**What needs to be done:**
Copy nothing but the text: reproduce each line of the listing exactly and leave the pictures out.

**Dataset extract:**

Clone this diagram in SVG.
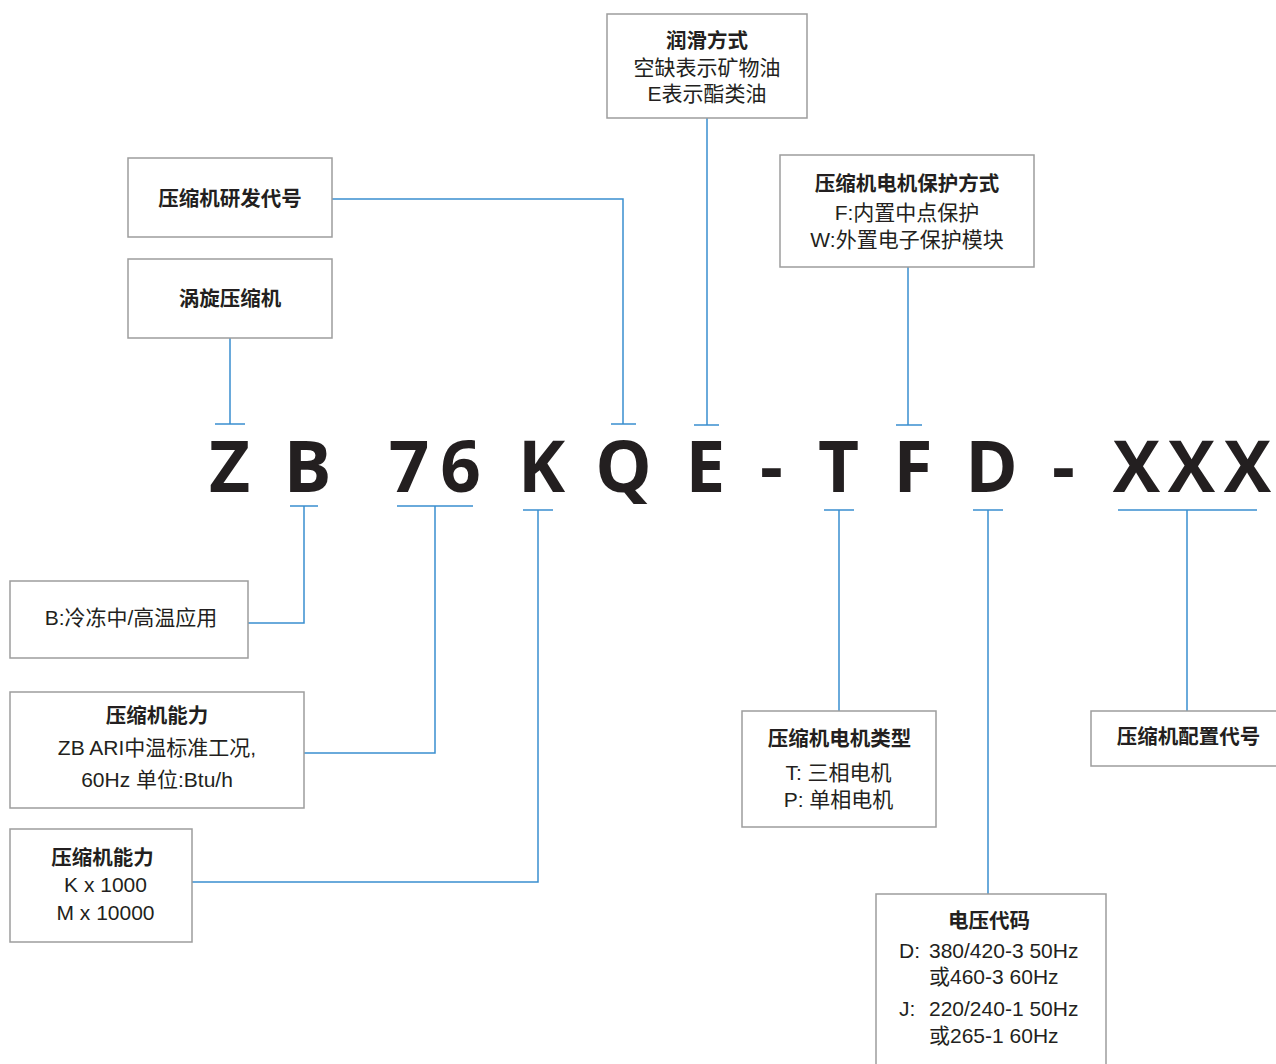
<svg xmlns="http://www.w3.org/2000/svg" width="1276" height="1064" viewBox="0 0 1276 1064">
<style>
.box{fill:#fff;stroke:#9d9d9d;stroke-width:1.5}
.t{font-family:"Liberation Sans","Noto Sans CJK SC",sans-serif;font-size:21px;fill:#231f20}
.b{font-family:"Noto Sans CJK SC",sans-serif;font-size:20.5px;font-weight:700;fill:#231f20}
.c{text-anchor:middle}
.big{font-family:"Open Sans","Noto Sans",sans-serif;font-size:71px;font-weight:700;fill:#231f20;text-anchor:middle}
.ln{fill:none;stroke:#3a8fcf;stroke-width:1.5}
</style>
<rect width="1276" height="1064" fill="#fff"/>
<g id="code">
<text class="big" x="229.5" y="492">Z</text>
<text class="big" x="307.5" y="492">B</text>
<text class="big" x="409" y="492">7</text>
<text class="big" x="460.5" y="492">6</text>
<text class="big" x="541.5" y="492">K</text>
<text class="big" x="623.5" y="492">Q</text>
<text class="big" x="705.5" y="492">E</text>
<text class="big" x="771.5" y="492">-</text>
<text class="big" x="838.5" y="492">T</text>
<text class="big" x="913" y="492">F</text>
<text class="big" x="991.5" y="492">D</text>
<text class="big" x="1063.5" y="492">-</text>
<text class="big" x="1136.5" y="492">X</text>
<text class="big" x="1191.5" y="492">X</text>
<text class="big" x="1247.5" y="492">X</text>
</g>
<g id="connectors">
<path class="ln" d="M230 338V424M215 424H245"/>
<path class="ln" d="M332 199H623V424M611 424H636"/>
<path class="ln" d="M707 118V425M694 425H719"/>
<path class="ln" d="M908 267V425M896 425H922"/>
<path class="ln" d="M290 506H318M304 506V623H248"/>
<path class="ln" d="M397 506H473M435 506V753H304"/>
<path class="ln" d="M523 510H553M538 510V882H192"/>
<path class="ln" d="M824 510H854M839 510V711"/>
<path class="ln" d="M973 510H1003M988 510V894"/>
<path class="ln" d="M1118 510H1257M1187 510V711"/>
</g>
<g id="lubrication">
<rect class="box" x="607" y="14" width="200" height="104"/>
<text class="b c" x="707" y="48">润滑方式</text>
<text class="t c" x="707" y="75">空缺表示矿物油</text>
<text class="t c" x="707" y="101">E表示酯类油</text>
</g>
<g id="dev-code">
<rect class="box" x="128" y="158" width="204" height="79"/>
<text class="b c" x="230" y="206">压缩机研发代号</text>
</g>
<g id="scroll">
<rect class="box" x="128" y="259" width="204" height="79"/>
<text class="b c" x="230" y="306">涡旋压缩机</text>
</g>
<g id="protection">
<rect class="box" x="780" y="155" width="254" height="112"/>
<text class="b c" x="907" y="191">压缩机电机保护方式</text>
<text class="t c" x="907" y="220">F:内置中点保护</text>
<text class="t c" x="907" y="247">W:外置电子保护模块</text>
</g>
<g id="application">
<rect class="box" x="10" y="581" width="238" height="77"/>
<text class="t c" x="131" y="625">B:冷冻中/高温应用</text>
</g>
<g id="capacity">
<rect class="box" x="10" y="692" width="294" height="116"/>
<text class="b c" x="157" y="723">压缩机能力</text>
<text class="t c" x="157" y="755">ZB ARI中温标准工况,</text>
<text class="t c" x="157" y="787">60Hz 单位:Btu/h</text>
</g>
<g id="multiplier">
<rect class="box" x="10" y="829" width="182" height="113"/>
<text class="b c" x="102.5" y="865">压缩机能力</text>
<text class="t c" x="105.5" y="892">K x 1000</text>
<text class="t c" x="105.5" y="920">M x 10000</text>
</g>
<g id="motor-type">
<rect class="box" x="742" y="711" width="194" height="116"/>
<text class="b c" x="839.5" y="746">压缩机电机类型</text>
<text class="t c" x="838.5" y="780">T: 三相电机</text>
<text class="t c" x="838.5" y="807">P: 单相电机</text>
</g>
<g id="config">
<rect class="box" x="1091" y="711" width="190" height="55"/>
<text class="b c" x="1188.5" y="744">压缩机配置代号</text>
</g>
<g id="voltage">
<rect class="box" x="876" y="894" width="230" height="175"/>
<text class="b c" x="989" y="928">电压代码</text>
<text class="t" x="899" y="958">D:</text>
<text class="t" x="929" y="958">380/420-3 50Hz</text>
<text class="t" x="929" y="984">或460-3 60Hz</text>
<text class="t" x="899" y="1016">J:</text>
<text class="t" x="929" y="1016">220/240-1 50Hz</text>
<text class="t" x="929" y="1043">或265-1 60Hz</text>
</g>
</svg>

**Solution:**
Clone this diagram in SVG.
<svg xmlns="http://www.w3.org/2000/svg" width="1276" height="1064" viewBox="0 0 1276 1064">
<style>
.box{fill:#fff;stroke:#9d9d9d;stroke-width:1.5}
.t{font-family:"Liberation Sans","Noto Sans CJK SC",sans-serif;font-size:21px;fill:#231f20}
.b{font-family:"Noto Sans CJK SC",sans-serif;font-size:20.5px;font-weight:700;fill:#231f20}
.c{text-anchor:middle}
.big{font-family:"Open Sans","Noto Sans",sans-serif;font-size:71px;font-weight:700;fill:#231f20;text-anchor:middle}
.ln{fill:none;stroke:#3a8fcf;stroke-width:1.5}
</style>
<rect width="1276" height="1064" fill="#fff"/>
<g id="code">
<text class="big" x="229.5" y="492">Z</text>
<text class="big" x="307.5" y="492">B</text>
<text class="big" x="409" y="492">7</text>
<text class="big" x="460.5" y="492">6</text>
<text class="big" x="541.5" y="492">K</text>
<text class="big" x="623.5" y="492">Q</text>
<text class="big" x="705.5" y="492">E</text>
<text class="big" x="771.5" y="492">-</text>
<text class="big" x="838.5" y="492">T</text>
<text class="big" x="913" y="492">F</text>
<text class="big" x="991.5" y="492">D</text>
<text class="big" x="1063.5" y="492">-</text>
<text class="big" x="1136.5" y="492">X</text>
<text class="big" x="1191.5" y="492">X</text>
<text class="big" x="1247.5" y="492">X</text>
</g>
<g id="connectors">
<path class="ln" d="M230 338V424M215 424H245"/>
<path class="ln" d="M332 199H623V424M611 424H636"/>
<path class="ln" d="M707 118V425M694 425H719"/>
<path class="ln" d="M908 267V425M896 425H922"/>
<path class="ln" d="M290 506H318M304 506V623H248"/>
<path class="ln" d="M397 506H473M435 506V753H304"/>
<path class="ln" d="M523 510H553M538 510V882H192"/>
<path class="ln" d="M824 510H854M839 510V711"/>
<path class="ln" d="M973 510H1003M988 510V894"/>
<path class="ln" d="M1118 510H1257M1187 510V711"/>
</g>
<g id="lubrication">
<rect class="box" x="607" y="14" width="200" height="104"/>
<text class="b c" x="707" y="48">润滑方式</text>
<text class="t c" x="707" y="75">空缺表示矿物油</text>
<text class="t c" x="707" y="101">E表示酯类油</text>
</g>
<g id="dev-code">
<rect class="box" x="128" y="158" width="204" height="79"/>
<text class="b c" x="230" y="206">压缩机研发代号</text>
</g>
<g id="scroll">
<rect class="box" x="128" y="259" width="204" height="79"/>
<text class="b c" x="230" y="306">涡旋压缩机</text>
</g>
<g id="protection">
<rect class="box" x="780" y="155" width="254" height="112"/>
<text class="b c" x="907" y="191">压缩机电机保护方式</text>
<text class="t c" x="907" y="220">F:内置中点保护</text>
<text class="t c" x="907" y="247">W:外置电子保护模块</text>
</g>
<g id="application">
<rect class="box" x="10" y="581" width="238" height="77"/>
<text class="t c" x="131" y="625">B:冷冻中/高温应用</text>
</g>
<g id="capacity">
<rect class="box" x="10" y="692" width="294" height="116"/>
<text class="b c" x="157" y="723">压缩机能力</text>
<text class="t c" x="157" y="755">ZB ARI中温标准工况,</text>
<text class="t c" x="157" y="787">60Hz 单位:Btu/h</text>
</g>
<g id="multiplier">
<rect class="box" x="10" y="829" width="182" height="113"/>
<text class="b c" x="102.5" y="865">压缩机能力</text>
<text class="t c" x="105.5" y="892">K x 1000</text>
<text class="t c" x="105.5" y="920">M x 10000</text>
</g>
<g id="motor-type">
<rect class="box" x="742" y="711" width="194" height="116"/>
<text class="b c" x="839.5" y="746">压缩机电机类型</text>
<text class="t c" x="838.5" y="780">T: 三相电机</text>
<text class="t c" x="838.5" y="807">P: 单相电机</text>
</g>
<g id="config">
<rect class="box" x="1091" y="711" width="190" height="55"/>
<text class="b c" x="1188.5" y="744">压缩机配置代号</text>
</g>
<g id="voltage">
<rect class="box" x="876" y="894" width="230" height="175"/>
<text class="b c" x="989" y="928">电压代码</text>
<text class="t" x="899" y="958">D:</text>
<text class="t" x="929" y="958">380/420-3 50Hz</text>
<text class="t" x="929" y="984">或460-3 60Hz</text>
<text class="t" x="899" y="1016">J:</text>
<text class="t" x="929" y="1016">220/240-1 50Hz</text>
<text class="t" x="929" y="1043">或265-1 60Hz</text>
</g>
</svg>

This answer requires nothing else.